Tax alpha is generated through various mechanisms that strategically reduce an investor’s tax burden, ultimately increasing their after-tax returns. One primary method involves tax-loss harvesting, where investors intentionally sell investments that have declined in value to realize a capital loss. These losses can then be used to offset taxable capital gains from other investments, and potentially deduct up to $3,000 of ordinary income annually. Any excess losses beyond this amount can be carried forward indefinitely to offset future gains or income.
Another significant strategy is asset location, which involves strategically placing different types of assets in the most tax-efficient accounts. For instance, tax-inefficient assets that generate frequent taxable events, such as bonds or actively managed funds with high turnover, may be better suited for tax-advantaged accounts like traditional IRAs or 401(k)s, where growth is tax-deferred. Conversely, highly tax-efficient assets, like municipal bonds (which often offer federal and sometimes state/local tax-exempt interest) or growth stocks intended for long-term holding, might be placed in taxable brokerage accounts. This approach maximizes the benefits of each account type’s unique tax treatment.
Selecting tax-efficient investment vehicles also contributes to generating tax alpha. Examples include municipal bonds, which provide tax-exempt interest, and some exchange-traded funds (ETFs) or index funds that inherently generate fewer capital gains distributions compared to actively managed mutual funds. These vehicles help investors avoid or defer taxes on investment income and capital gains, allowing more capital to remain invested and compound over time.
Calculating tax alpha involves quantifying the benefit derived from tax-managed strategies compared to a non-tax-managed approach. This analytical process measures the difference between the after-tax returns of a tax-optimized portfolio and a comparable portfolio that does not employ such strategies, requiring consideration of several data points and metrics.

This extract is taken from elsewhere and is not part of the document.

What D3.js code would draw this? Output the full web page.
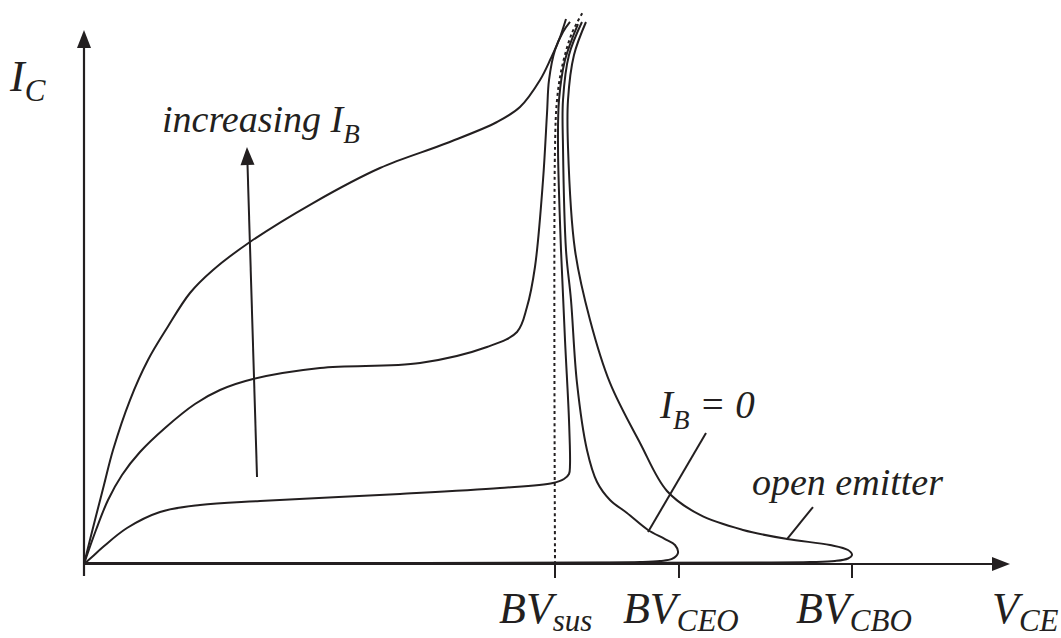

To determine tax alpha, one common approach involves comparing the after-tax return of a tax-managed portfolio against the after-tax return of a relevant benchmark or an identical portfolio without tax management. The formula often used is: Tax Alpha = (After-Tax Portfolio Return) – (After-Tax Benchmark Return). This calculation isolates the excess return attributable solely to tax efficiency, stripping out any pre-tax outperformance that might be present.
Specific considerations include pre-tax returns of the portfolio and its benchmark, applicable tax rates (federal and state), and the impact of tax management activities. For example, tax-loss harvesting’s effect on reducing taxable gains or ordinary income is factored in, as are implementation costs like transaction fees. Methodologies may also involve a “shadow benchmark” or an event-based approach for after-tax attribution. Annualized tax alpha can range from 0% to 3%, with market volatility influencing the potential for higher tax alpha.
Tax alpha directly influences an investor’s ultimate after-tax investment returns by allowing them to retain a larger portion of their investment gains. This enhancement contributes significantly to overall wealth accumulation. By actively managing taxes, investors effectively reduce the “tax drag” on their portfolios, which is the erosion of returns due to taxes paid on capital gains, dividends, or income. Minimizing this drag means more money stays invested, benefiting from compounding over time.
Even seemingly small improvements in after-tax returns, such as 0.5% to 1.5% annually, can lead to substantial differences in wealth over the long term. For instance, an additional 1% in annual after-tax returns on a million-dollar portfolio could generate hundreds of thousands of dollars in extra wealth over a 20-year period. This tangible effect means investors have more real, spendable wealth available for their financial goals, such as retirement, education, or other significant life events. The focus shifts from merely generating returns to optimizing the amount an investor actually keeps after all tax obligations.